Assassin's Creed II (2009)
Impression published on Saturday, 2011-04-16 | Videogame | 1 stars
This game is a classic non-starter.
In fact, now that I am finally getting around to firm up my impressions of it, I am not sure that I am 100% comfortable even calling it a game, in the first place.
A game, as the whole world knows, is made up of one or more tasks at which the player gradually becomes increasingly proficient, either through repetition or study. Assassin's Creed II, by contrast, is more like a tech demo for a second-rate third-person adventure platformer with an uninspired free-walking component hastily mashed up with some comically lousy combat and held together by some of the most numbingly joyless B-movie boilerplate I have ever charitably ignored.

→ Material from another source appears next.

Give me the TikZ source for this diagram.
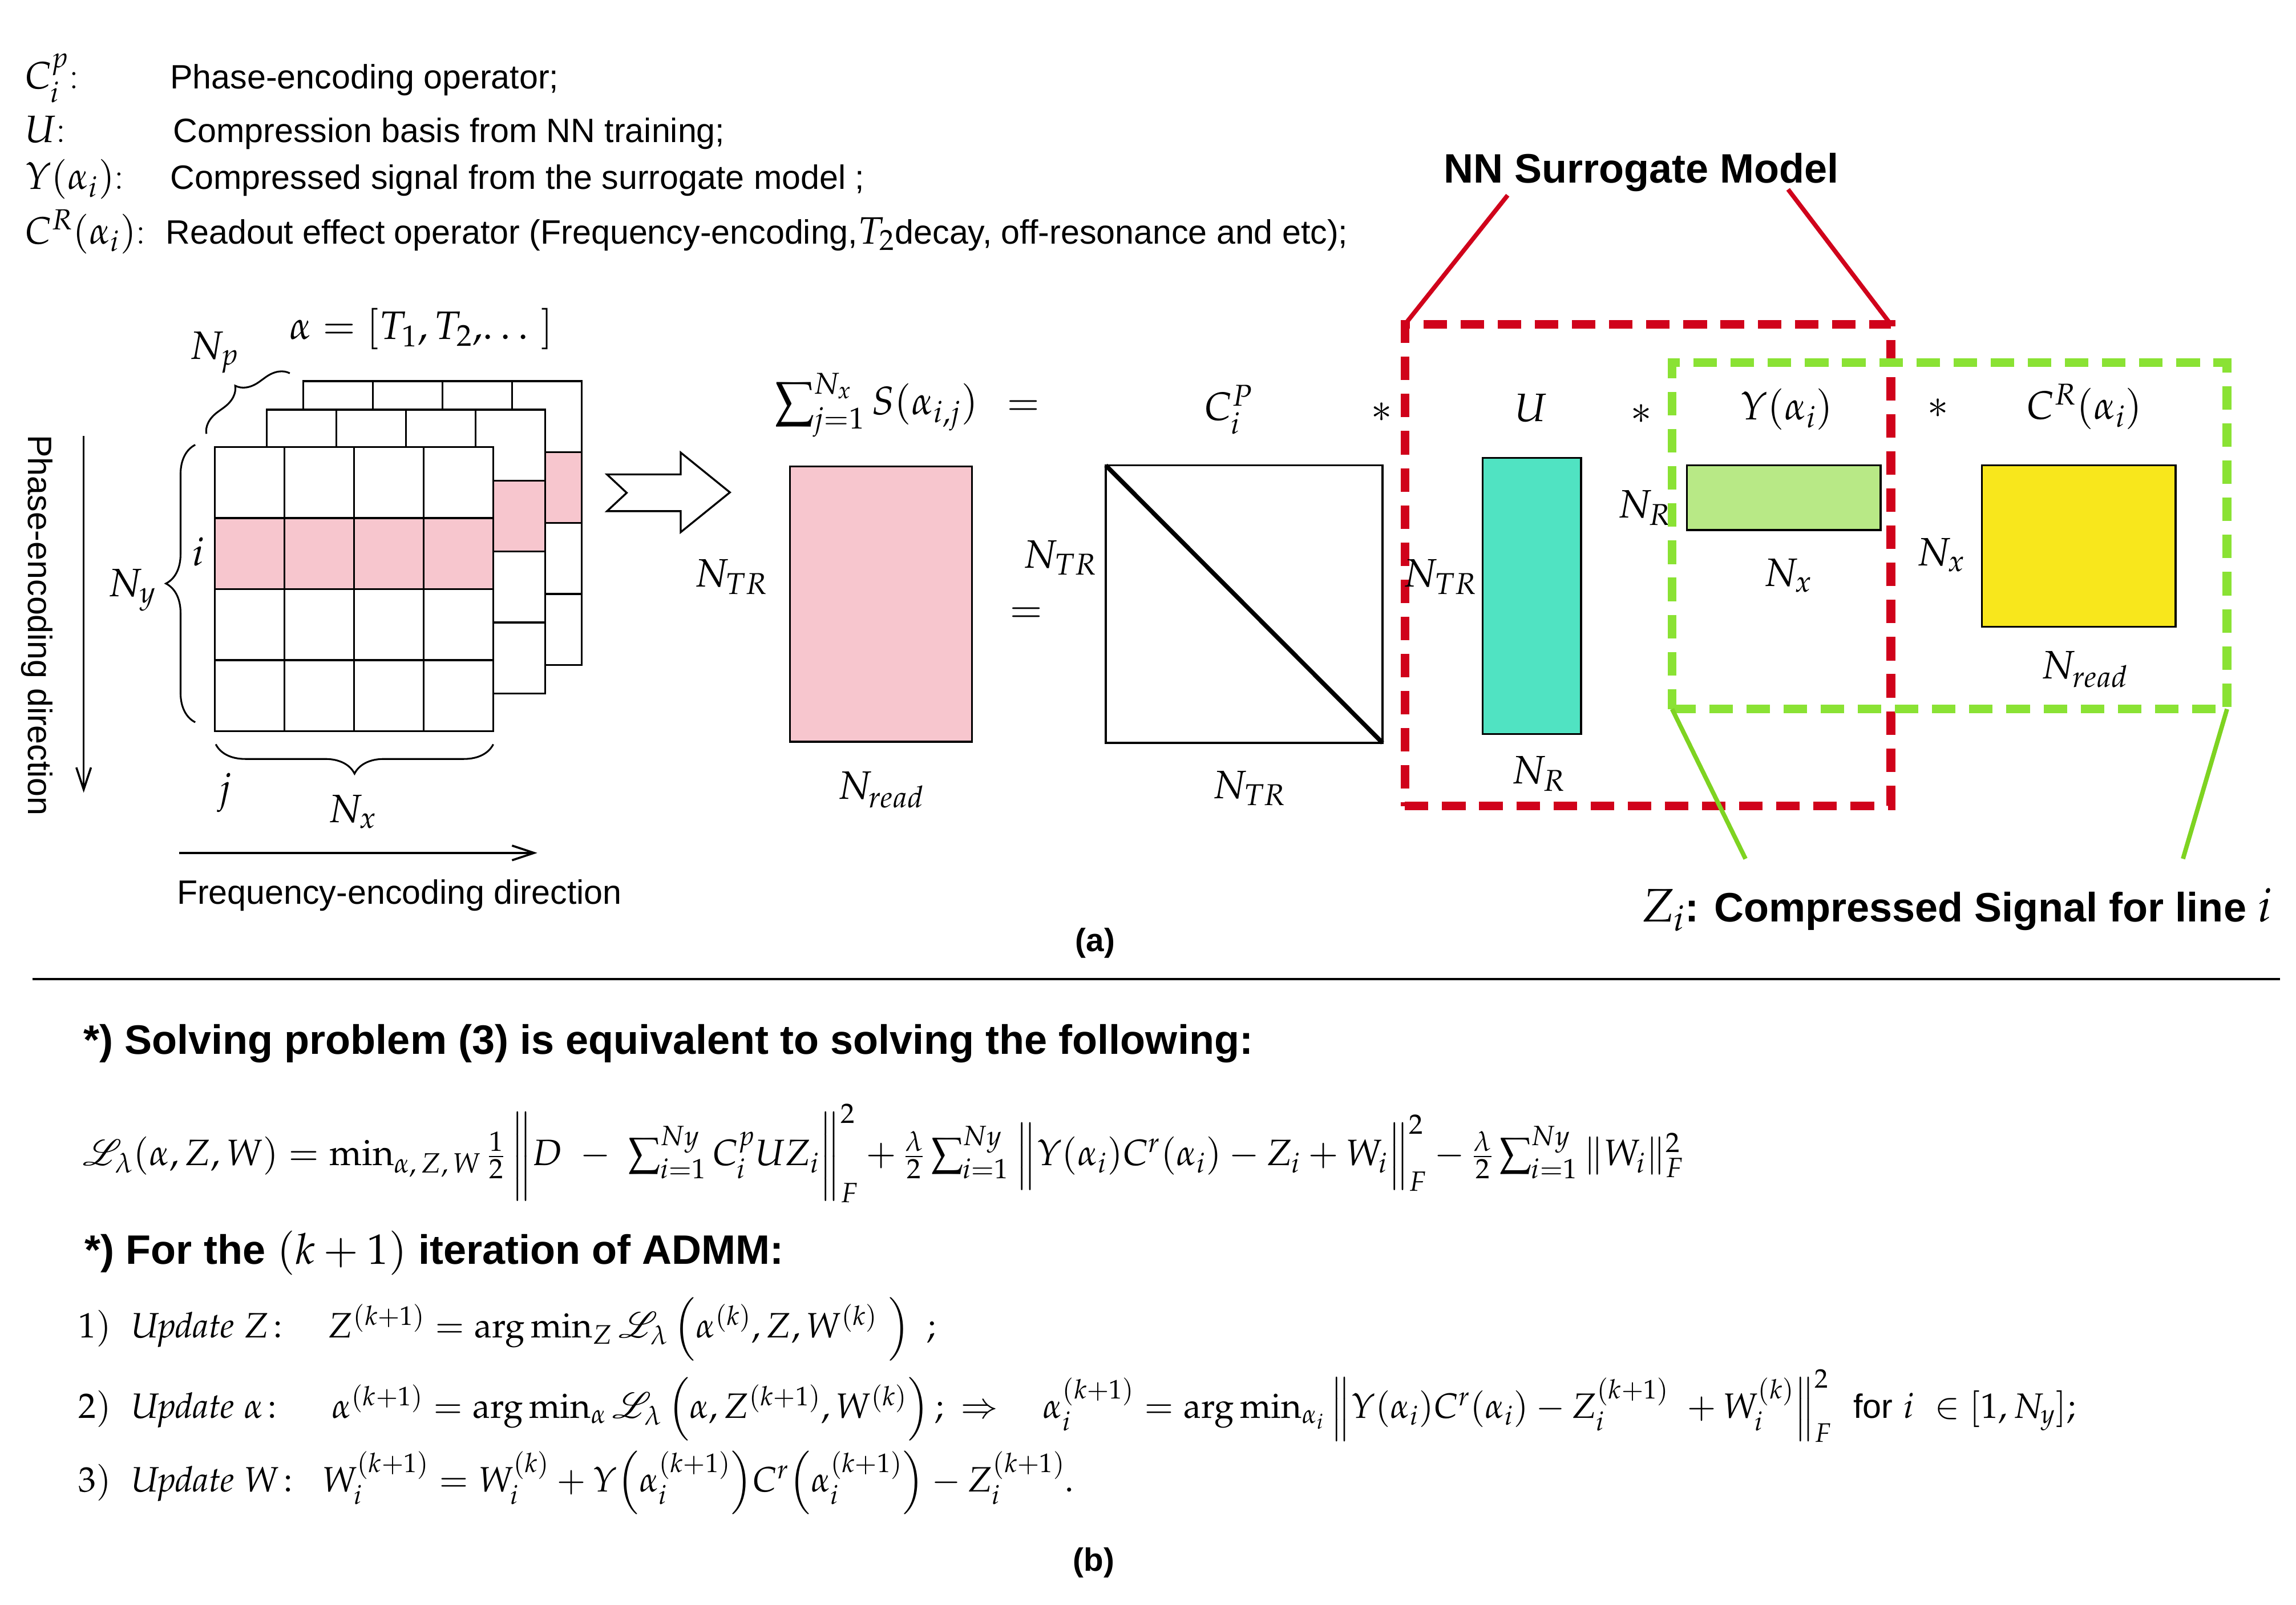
\documentclass[tikz,border=0pt]{standalone}
\usepackage{amsmath}
\usepackage{mathpazo}
\usepackage{mathrsfs}
\usepackage[no-math]{fontspec}
\newfontfamily\arial{Liberation Sans}
\usetikzlibrary{arrows.meta,decorations.pathreplacing}
\definecolor{redc}{HTML}{D0021B}
\definecolor{greenc}{HTML}{8AE234}
\definecolor{greenl}{HTML}{7ED321}
\definecolor{tealc}{HTML}{50E3C2}
\definecolor{lgreen}{HTML}{B8E986}
\definecolor{yellowc}{HTML}{F8E71C}
\definecolor{pinkc}{HTML}{F7C6CE}
\newcommand\bigsigma{\mathop{\vcenter{\hbox{\scalebox{1.25}{$\sum$}}}}\nolimits}
\newcommand\midsigma{\mathop{\vcenter{\hbox{\scalebox{1.1}{$\sum$}}}}\nolimits}
\newcommand\mrilayer[2]{%
  \fill[white] (#1,#2) rectangle ({#1+189.6},{#2+193.4});
  \fill[pinkc] (#1,{#2+48.35}) rectangle ({#1+189.6},{#2+96.7});
  \foreach \k in {1,2,3} {
    \draw[gridline] ({#1+\k*47.4},#2) -- ({#1+\k*47.4},{#2+193.4});
    \draw[gridline] (#1,{#2+\k*48.35}) -- ({#1+189.6},{#2+\k*48.35});
  }
  \draw[gridline] (#1,#2) rectangle ({#1+189.6},{#2+193.4});
}
\begin{document}
\begin{tikzpicture}[x=1pt,y=-1pt,
  every node/.style={inner sep=0pt, outer sep=0pt},
  txt/.style={font={\arial\fontsize{23}{27}\selectfont}},
  btxt/.style={font={\arial\bfseries\fontsize{28}{33}\selectfont}},
  mth/.style={font={\fontsize{27}{32}\selectfont}},
  lgm/.style={font={\fontsize{26}{30}\selectfont}},
  eqf/.style={font={\fontsize{25}{30}\selectfont}},
  updf/.style={font={\fontsize{24}{29}\selectfont}},
  mat/.style={draw=black, line width=1.3pt},
  gridline/.style={line width=1.3pt},
  brc/.style={decorate, decoration={brace, amplitude=#1}, line width=1.2pt},
  dirarrow/.style={line width=1.4pt, -{Straight Barb[length=15pt,width=10pt,line width=1.4pt]}},
  reddash/.style={draw=redc, line width=6pt, dash pattern=on 16pt off 9.3pt},
  grndash/.style={draw=greenc, line width=6pt, dash pattern=on 16pt off 9.3pt},
]
\fill[white] (0,0) rectangle (1564,1093);
\useasboundingbox (0,0) rectangle (1564,1093);

% ---------------- legend ----------------
\node[lgm, anchor=base west] (lg1m) at (17,60.5) {$C_i^p$:};
\node[txt, anchor=base west] (lg1t) at (116,60.5) {Phase-encoding operator;};
\node[lgm, anchor=base west] (lg2m) at (17,97) {$U$:};
\node[txt, anchor=base west] (lg2t) at (118,97) {Compression basis from NN training;};
\node[lgm, anchor=base west] (lg3m) at (17,129) {$Y(\alpha_i)$:};
\node[txt, anchor=base west] (lg3t) at (116,129) {Compressed signal from the surrogate model ;};
\node[lgm, anchor=base west] (lg4m) at (17,166) {$C^R(\alpha_i)$:};
\node[txt, anchor=base west] (lg4t) at (113,166) {Readout effect operator (Frequency-encoding,{\fontsize{26}{30}\selectfont$T_2$}decay, off-resonance and etc);};

% ---------------- k-space stack ----------------
\mrilayer{206.6}{259.6}
\mrilayer{181.8}{279.0}
\mrilayer{146.3}{304.6}

\draw[brc=20] (133,492) -- (133,303);
\draw[brc=20] (336,507) -- (147,507);
\draw[brc=15] (140.6,295.5) -- (197.5,254.2);

\node[mth] (alpha) at (287,224) {$\alpha = [T_1, T_2,\!\ldots\ ]$};
\node[mth] (Np) at (146,240) {$N_p$};
\node[mth] (Ny) at (90,402) {$N_y$};
\node[mth] (ii) at (135,376) {$i$};
\node[mth] (jj) at (153,540) {$j$};
\node[mth] (Nx1) at (240,553) {$N_x$};

\node[txt, rotate=-90] (pedir) at (25,426) {Phase-encoding direction};
\coordinate (pa1) at (57,297);
\coordinate (pa2) at (57,540);
\draw[dirarrow] (pa1) -- (pa2);
\node[txt] (fedir) at (272,610) {Frequency-encoding direction};
\coordinate (fa1) at (122,581);
\coordinate (fa2) at (366,581);
\draw[dirarrow] (fa1) -- (fa2);

% hollow block arrow
\draw[line width=1.3pt, fill=white] (413.5,323.2) -- (463.7,323.2) -- (463.7,308.3) -- (497.2,335.4)
  -- (463.7,362.5) -- (463.7,348.2) -- (413.5,348.2) -- (426.9,335.7) -- cycle;

% ---------------- signal = C * U * Y * C ----------------
\node[mth] (Ntr1) at (498,393) {$N_{TR}$};
\node[mat, fill=pinkc, minimum width=124pt, minimum height=187.5pt] (S) at (600,411.5) {};
\node[mth] (sum) at (597,276) {$\bigsigma_{j=1}^{N_x} S(\alpha_{i,j})$};
\node[mth] (eq1) at (697,278) {$=$};
\node[mth] (eq2) at (699,419) {$=$};
\node[mth] (Nread1) at (600,538) {$N_{read}$};

\node[mth] (Ntr2) at (722,380) {$N_{TR}$};
\node[mat, minimum width=188.5pt, minimum height=189pt] (Cp) at (847.5,411.5) {};
\draw[line width=3pt] (Cp.north west) -- (Cp.south east);
\node[mth] (Cplbl) at (837,279) {$C_i^P$};
\node[mth] (Ntr3) at (851,537) {$N_{TR}$};
\node[mth] (st1) at (941,281) {$*$};

% red dashed box (NN surrogate)
\node[reddash, minimum width=331pt, minimum height=328pt] (redbox) at (1122.5,385) {};
\node[mth] (Ulbl) at (1043,278) {$U$};
\node[mat, fill=tealc, minimum width=67pt, minimum height=188pt] (Ubox) at (1043.5,406) {};
\node[mth] (Ntr4) at (981,393) {$N_{TR}$};
\node[mth] (NR1) at (1048,527) {$N_R$};
\node[mth] (st2) at (1118,282) {$*$};
\node[mth] (NR2) at (1120,346) {$N_R$};

% green dashed box (Z_i)
\node[grndash, minimum width=378pt, minimum height=236pt] (grnbox) at (1328,365) {};
\node[mat, fill=lgreen, minimum width=132pt, minimum height=44pt] (Ybox) at (1215,339) {};
\node[mth] (Ylbl) at (1217,279) {$Y(\alpha_i)$};
\node[mth] (Nx2) at (1218,392) {$N_x$};
\node[mth] (st3) at (1320,278) {$*$};
\node[mth] (CRlbl) at (1420,277) {$C^R(\alpha_i)$};
\node[mth] (Nx3) at (1322,378) {$N_x$};
\node[mat, fill=yellowc, minimum width=132pt, minimum height=110pt] (CRbox) at (1416,372) {};
\node[mth] (Nread2) at (1420,456) {$N_{read}$};

% NN surrogate title and connectors
\node[btxt, anchor=base] (nnttl) at (1118,124.5) {NN Surrogate Model};
\coordinate (rl1) at (1027,133);
\coordinate (rl2) at (1218,129);
\draw[redc, line width=3pt] (rl1) -- (redbox.north west);
\draw[redc, line width=3pt] (rl2) -- (redbox.north east);

% Z_i label and connectors
\node[btxt, anchor=base] (zlbl) at (1333,628) {{\fontsize{32}{36}\selectfont\mdseries$Z_i$}: Compressed Signal for line {\fontsize{32}{36}\selectfont\mdseries$i$}};
\coordinate (gl1) at (1189,585);
\coordinate (gl2) at (1487,585);
\draw[greenl, line width=3pt] (grnbox.south west) -- (gl1);
\draw[greenl, line width=3pt] (grnbox.south east) -- (gl2);

\node[font={\arial\bfseries\fontsize{22}{26}\selectfont}, anchor=base] (capa) at (746,648) {(a)};

% separator
\coordinate (hr1) at (22,667);
\coordinate (hr2) at (1553,667);
\draw[line width=1.8pt] (hr1) -- (hr2);

% ---------------- part (b) ----------------
\node[btxt, anchor=base west] (t1) at (57,718) {*) Solving problem (3) is equivalent to solving the following:};
\node[eqf, anchor=base west] (lag) at (56.7,794) {$\mathscr{L}_\lambda(\alpha, Z, W) = \min_{\alpha,\,Z,\,W}\tfrac{1}{2}\left\|\vrule height 34pt depth 24pt width 0pt D \;-\; \midsigma_{i=1}^{Ny} C_i^p U Z_i\right\|_F^2 +\tfrac{\lambda}{2}\midsigma_{i=1}^{Ny}\left\|\vrule height 24pt depth 14pt width 0pt Y(\alpha_i)C^r(\alpha_i) - Z_i + W_i\right\|_F^2 - \tfrac{\lambda}{2}\midsigma_{i=1}^{Ny}\|W_i\|_F^2$};
\node[btxt, anchor=base west] (t2) at (57.9,861) {*) For the {\fontsize{29}{34}\selectfont\mdseries$(k+1)$} iteration of ADMM:};
\node[updf, anchor=base west] (up1) at (53.4,911.3) {$1)\;\;\mathit{Update}\;Z\!:\quad Z^{(k+1)} = \arg\min_Z\mathscr{L}_\lambda\left(\alpha^{(k)}, Z, W^{(k)}\ \right)\ ;$};
\node[updf, anchor=base west] (up2) at (53.4,966) {$2)\;\;\mathit{Update}\;\alpha\!:\quad\; \alpha^{(k+1)} = \arg\min_\alpha\mathscr{L}_\lambda\left(\alpha, Z^{(k+1)}, W^{(k)}\right);\ \Rightarrow\quad \alpha_i^{(k+1)} = \arg\min_{\alpha_i}\left\|Y(\alpha_i)C^r(\alpha_i) - Z_i^{(k+1)}\ + W_i^{(k)}\right\|_F^2$\ \ {\arial\fontsize{23}{27}\selectfont for} $i\ \in [1, N_y];$};
\node[updf, anchor=base west] (up3) at (53.4,1016) {$3)\;\;\mathit{Update}\;W\!:\;\; W_i^{(k+1)} = W_i^{(k)} + Y{\left(\alpha_i^{(k+1)}\right)}C^r{\left(\alpha_i^{(k+1)}\right)} - Z_i^{(k+1)}.$};
\node[font={\arial\bfseries\fontsize{22}{26}\selectfont}, anchor=base] (capb) at (745,1070) {(b)};
\end{tikzpicture}
\end{document}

Sure, it puts tasks in front of you and tries to coax you into becoming better at them, but on the few occasions that I have made a (more-or-less) good faith effort to play it, Assassin's Creed II comes off as so lazily hacked together and carelessly designed that I cannot take my mind off of how much more fun it would be to put down the controller and wrestle with the dog a little bit.
Or maybe go stand in front of the window and drink some water for a minute.
And that essential inability to engage (or even really distract) the player is what makes me reluctant to call Assassin's Creed II a game. Some sporadic examples of top-notch model rendering, a few impressively cinematic pieces of camera work and maybe half a dozen neat-looking motion-captures for the main character are really all this thing has to offer and, if you're willing to follow me out on what I think is a fairly wide limb, I think you will agree that those things, in a package bereft of design and gameplay, do not add up to a game.
Bottom line, the mirthlessly lame B-sci-fi setup and the facepalm-inducing faux-historicity of Assassin's Creed II are either indefensibly trite, patently idiotic or both. The game design, insofar as it is present enough to even be remarked upon at all, is at least as repetitive and limiting as the embarrassingly poor brawler fights. In light of all of this, I wonder how anyone ever thought this thing was fit for retail release.
And given that this is the sequel (!), I cannot even imagine how thoroughly lame the first one must be.